Well... definitely can't afford those. Good luck! ^-^


----------



## Zii (Oct 18, 2016)

Bump!


----------



## Zii (Oct 18, 2016)

Bump!


----------



## Zii (Oct 19, 2016)

Bump!


----------



## Zii (Oct 19, 2016)

Bump!


----------



## glow (Oct 19, 2016)

I'll buy 1 mil pd : )


----------



## Zii (Oct 19, 2016)

@entropy - Sending now. Thank you! =3


----------



## Zii (Oct 20, 2016)

Bump!


----------



## Zii (Oct 21, 2016)

I'm now looking to trade off my Kaylune stuff as well! Check the bottom of the first post if you're interested.


----------



## Zii (Oct 21, 2016)

Bump!


----------



## Zii (Oct 22, 2016)

Bump!


----------



## Zii (Oct 22, 2016)

Bump!


----------



## Pandoria (Oct 22, 2016)

Hello! Sorry to be a bother only I'm a little confused on what your rates from PokeHeroes to FR Treasure is? 
What is your PD to Treasure Rate?


----------



## Zii (Oct 22, 2016)

@Marinette - No worries! It's 2 PD = 1 Treasure.


----------



## Pandoria (Oct 22, 2016)

How much in treasure, and how much in gems, for all your PD? ;u; 
Just curious, I have only just started the game and will probably want some items too at some point x3


----------



## Zii (Oct 22, 2016)

@Marinette - It'd be 476,624 Treasure or 1,192 Gems.


----------



## Zii (Oct 23, 2016)

Bump!


----------



## Pandoria (Oct 23, 2016)

Zii said:


> @Marinette - It'd be 476,624 Treasure or 1,192 Gems.
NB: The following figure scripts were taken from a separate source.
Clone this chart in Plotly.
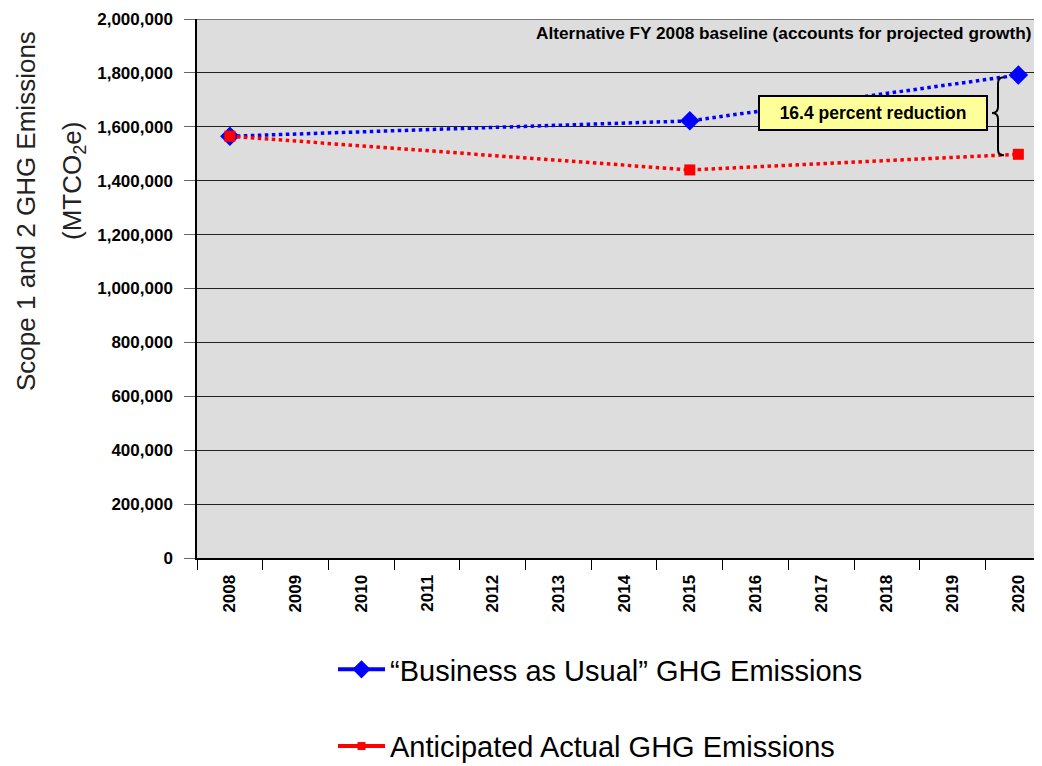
import plotly.graph_objects as go

years = [str(y) for y in range(2008, 2021)]
point_years = ["2008", "2015", "2020"]
bau_values = [1565000, 1622000, 1792000]
actual_values = [1565000, 1440000, 1498000]

bau_name = "\u201cBusiness as Usual\u201d GHG Emissions"
actual_name = "Anticipated Actual GHG Emissions"
y_title_line1 = "Scope 1 and 2 GHG Emissions"
y_title_line2 = "(MTCO<sub>2</sub>e)"
baseline_note = "Alternative FY 2008 baseline (accounts for projected growth)"
reduction_note = "16.4 percent reduction"
y_ticks = list(range(0, 2000001, 200000))

FONT = "Arial, Liberation Sans, sans-serif"
BLUE = "#0000FF"
RED = "#FF0000"

PAGE_W, PAGE_H, OFF = 1042, 766, 8   # page has an 8px body margin
L, R, T, B = 197, 1042, 19, 558      # plot area in page pixels
YMAX = 2000000


def px(xp):
    return (xp - L) / (R - L)


def py(yp):
    return (B - yp) / (B - T)


def vy(yp):
    return py(yp) * YMAX


fig = go.Figure()

# category placeholder so all years appear
fig.add_trace(go.Scatter(x=years, y=[None] * len(years), mode="lines",
                         showlegend=False, hoverinfo="skip"))

fig.add_trace(go.Scatter(
    x=point_years, y=bau_values, mode="lines+markers", showlegend=False,
    line=dict(color=BLUE, width=3.5, dash="dot"),
    marker=dict(symbol="diamond", size=15, color=BLUE)))
fig.add_trace(go.Scatter(
    x=point_years, y=actual_values, mode="lines+markers", showlegend=False,
    line=dict(color=RED, width=3.5, dash="dot"),
    marker=dict(symbol="square", size=11, color=RED)))

# legend entries (solid lines as in the reference)
fig.add_trace(go.Scatter(
    x=[None], y=[None], mode="lines+markers", name=bau_name, legendgroup="a",
    line=dict(color=BLUE, width=4), marker=dict(symbol="diamond", size=14, color=BLUE)))
fig.add_trace(go.Scatter(
    x=[None], y=[None], mode="lines+markers", name=actual_name, legendgroup="b",
    line=dict(color=RED, width=4), marker=dict(symbol="square", size=8, color=RED)))

# brace between BAU 2020 and actual 2020
yt, yb = bau_values[-1] - 8000, actual_values[-1] - 4000
ym = vy(113)
e = 22000
xr, xm, xl = px(1004), px(998), px(992)
brace = (f"M {xr},{yt} Q {xm},{yt} {xm},{yt - e} L {xm},{ym + e} "
         f"Q {xm},{ym} {xl},{ym} Q {xm},{ym} {xm},{ym - e} "
         f"L {xm},{yb + e} Q {xm},{yb} {xr},{yb}")
fig.add_shape(type="path", path=brace, xref="paper", yref="y",
              line=dict(color="black", width=2))

# top border line (gray)
fig.add_shape(type="line", xref="paper", yref="y", x0=0, x1=1, y0=YMAX, y1=YMAX,
              line=dict(color="#777777", width=2))

fig.add_annotation(x=px(783), y=py(33), xref="paper", yref="paper",
                   xanchor="center", yanchor="middle",
                   text=f"<b>{baseline_note}</b>", showarrow=False,
                   font=dict(family=FONT, size=17.2, color="black"))
fig.add_annotation(x=point_years[-1], y=bau_values[-1], xref="x", yref="y",
                   text="", showarrow=True, arrowhead=0, arrowwidth=1,
                   arrowcolor="#555555", ax=-14, ay=-28, standoff=11)
fig.add_annotation(x=px(873), y=vy(112.5), xref="paper", yref="y",
                   xanchor="center", yanchor="middle",
                   text=f"<b>{reduction_note}</b>", showarrow=False,
                   bgcolor="#FFFF99", bordercolor="black", borderwidth=2,
                   borderpad=6, width=214,
                   font=dict(family=FONT, size=17.5, color="black"))

# y-axis title, two rotated lines placed like the reference
fig.add_annotation(x=px(26), y=py(211), xref="paper", yref="paper",
                   xanchor="center", yanchor="middle", textangle=-90,
                   text=y_title_line1, showarrow=False,
                   font=dict(family=FONT, size=26, color="#222222"))
fig.add_annotation(x=px(73), y=py(181), xref="paper", yref="paper",
                   xanchor="center", yanchor="middle", textangle=-90,
                   text=y_title_line2, showarrow=False,
                   font=dict(family=FONT, size=26, color="#222222"))

fig.update_layout(
    width=PAGE_W - OFF, height=PAGE_H - OFF,
    margin=dict(l=L - OFF, r=PAGE_W - R, t=T - OFF, b=PAGE_H - B, autoexpand=False),
    paper_bgcolor="white", plot_bgcolor="#DDDDDD",
    font=dict(family=FONT, color="black"),
    legend=dict(x=px(333), y=py(644), xanchor="left", yanchor="top",
                font=dict(family=FONT, size=29, color="black"),
                tracegroupgap=36, itemwidth=47, bgcolor="rgba(0,0,0,0)"),
    xaxis=dict(type="category", categoryorder="array", categoryarray=years,
               range=[-0.5, 12.36], tickson="boundaries", ticks="outside",
               ticklen=10, tickcolor="black", tickangle=-90,
               ticklabelstandoff=8, automargin=False,
               tickfont=dict(family=FONT, size=17, color="black", weight="bold"),
               showline=True, linecolor="black", linewidth=2,
               showgrid=False, zeroline=False, fixedrange=True),
    yaxis=dict(range=[0, YMAX], tickvals=y_ticks,
               ticktext=[f"{v:,}" for v in y_ticks],
               ticks="outside", ticklen=11, tickcolor="#666666",
               ticklabelstandoff=8, automargin=False,
               tickfont=dict(family=FONT, size=17, color="black", weight="bold"),
               showgrid=True, gridcolor="#222222", gridwidth=1,
               showline=True, linecolor="black", linewidth=1.5,
               zeroline=False),
)

fig.write_html("out.html")
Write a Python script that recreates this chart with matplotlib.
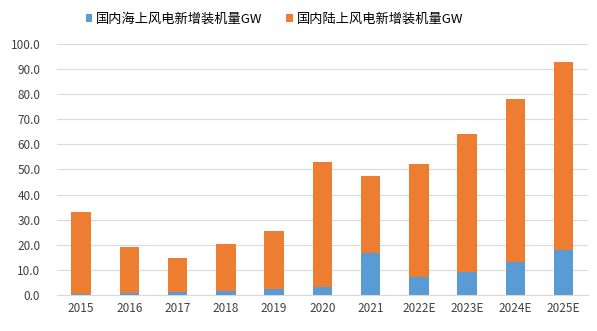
import matplotlib
matplotlib.use("Agg")
import matplotlib.pyplot as plt
import numpy as np

plt.rcParams["font.family"] = ["Noto Sans CJK SC", "DejaVu Sans"]

# 年份与装机数据（GW）
years = ["2015", "2016", "2017", "2018", "2019", "2020", "2021",
         "2022E", "2023E", "2024E", "2025E"]
offshore = [0.4, 0.6, 1.2, 1.7, 2.5, 3.1, 16.9, 7.0, 9.0, 13.0, 18.0]
onshore = [32.6, 18.6, 13.6, 18.7, 23.1, 50.0, 30.6, 45.0, 55.0, 65.0, 75.0]

BLUE = "#5B9BD5"
ORANGE = "#ED7D31"
GRID = "#D9D9D9"

fig = plt.figure(figsize=(5.97, 3.31), dpi=100)
ax = fig.add_axes([0.0955, 0.109, 0.889, 0.758])

x = np.arange(len(years))
ax.bar(x, offshore, width=0.4, color=BLUE, label="国内海上风电新增装机量GW", zorder=3)
ax.bar(x, onshore, width=0.4, bottom=offshore, color=ORANGE,
       label="国内陆上风电新增装机量GW", zorder=3)

ax.set_xlim(-0.5, len(years) - 0.5)
ax.set_ylim(0, 100)
ax.set_yticks(np.arange(0, 101, 10))
ax.set_yticklabels([f"{v:.1f}" for v in np.arange(0, 101, 10)], fontsize=8.5, color="#404040")
ax.set_xticks(x)
ax.set_xticklabels(years, fontsize=8.5, color="#404040")
ax.tick_params(axis="y", length=0, pad=12)
ax.tick_params(axis="x", length=0, pad=5)
ax.yaxis.grid(True, color=GRID, linewidth=0.8, zorder=0)
for s in ["top", "right", "left"]:
    ax.spines[s].set_visible(False)
ax.spines["bottom"].set_color(GRID)

ax.legend(loc="lower center", bbox_to_anchor=(0.41, 1.025), ncol=2, frameon=False,
          fontsize=9.5, handlelength=0.5, handleheight=0.5, handletextpad=0.3,
          columnspacing=1.8)

fig.savefig("out.png", dpi=100)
How much Treasure for the PD you have now?
I'm also interested in some items but I need to look into it further!


----------



## Zii (Oct 23, 2016)

@Marinette - I can send up to 3,289,707 PD once the transfer tax has been factored in, which would equate to 1,644,854 Treasure.


----------



## Pandoria (Oct 23, 2016)

Zii said:


> @Marinette - I can send up to 3,289,707 PD once the transfer tax has been factored in, which would equate to 1,644,854 Treasure.



Transfer Tax? ;u; What is that exactly? //new member
I have enough treasure then ^^


----------



## Zii (Oct 23, 2016)

@Marinette - The sender has to pay an extra 5% PD for the total amount sent, so I just needed to factor that in beforehand so that I'd be able to send the full amount agreed upon. I almost forgot to do it with another transaction last night, which would have been a little bit of a problem. xD

Where should I send the PD to?


----------



## Pandoria (Oct 23, 2016)

Zii said:


> @Marinette - The sender has to pay an extra 5% PD for the total amount sent, so I just needed to factor that in beforehand so that I'd be able to send the full amount agreed upon. I almost forgot to do it with another transaction last night, which would have been a little bit of a problem. xD
> 
> Where should I send the PD to?



Treasure has been sent with a little bonus ;u;
Could you confirm you've received before sending the PD? ;u; 
Also, I'm interested in like, all your items, how much would you want?


----------



## Zii (Oct 23, 2016)

@Marinette - Everything looks good on my end. Thank you very much! Don't forget to let me know where to send the PD to though! ^^

Let's see...
7,250 for the Gems
12,750 for the Pearls
178,750 for the Bait
20,000 for the Balloons
55,000 for the Orbs
75,000 for the Mystery Boxes
Total: 348,750 Treasure

I'm happy to haggle a little on the items though!


----------



## Pandoria (Oct 23, 2016)

Zii said:


> @Marinette - Everything looks good on my end. Thank you very much! Don't forget to let me know where to send the PD to though! ^^
> 
> Let's see...
> 7,250 for the Gems
> ...



Would you take like 250,000 for all the items? ;u; 
Oliv-e is my Pokeheroes user!


----------



## Zii (Oct 23, 2016)

@Marinette - Sure, that's fine with me!


----------



## Pandoria (Oct 23, 2016)

Zii said:


> @Marinette - Sure, that's fine with me!



Treasure sent! Did you receive? ;u;


----------



## Zii (Oct 23, 2016)

@Marinette - Received, and all PD/items have been sent! Thank you very much for the trades! ^-^


----------



## Pandoria (Oct 23, 2016)

Zii said:


> @Marinette - Received, and all PD/items have been sent! Thank you very much for the trades! ^-^



Received also! Thank you! c:


----------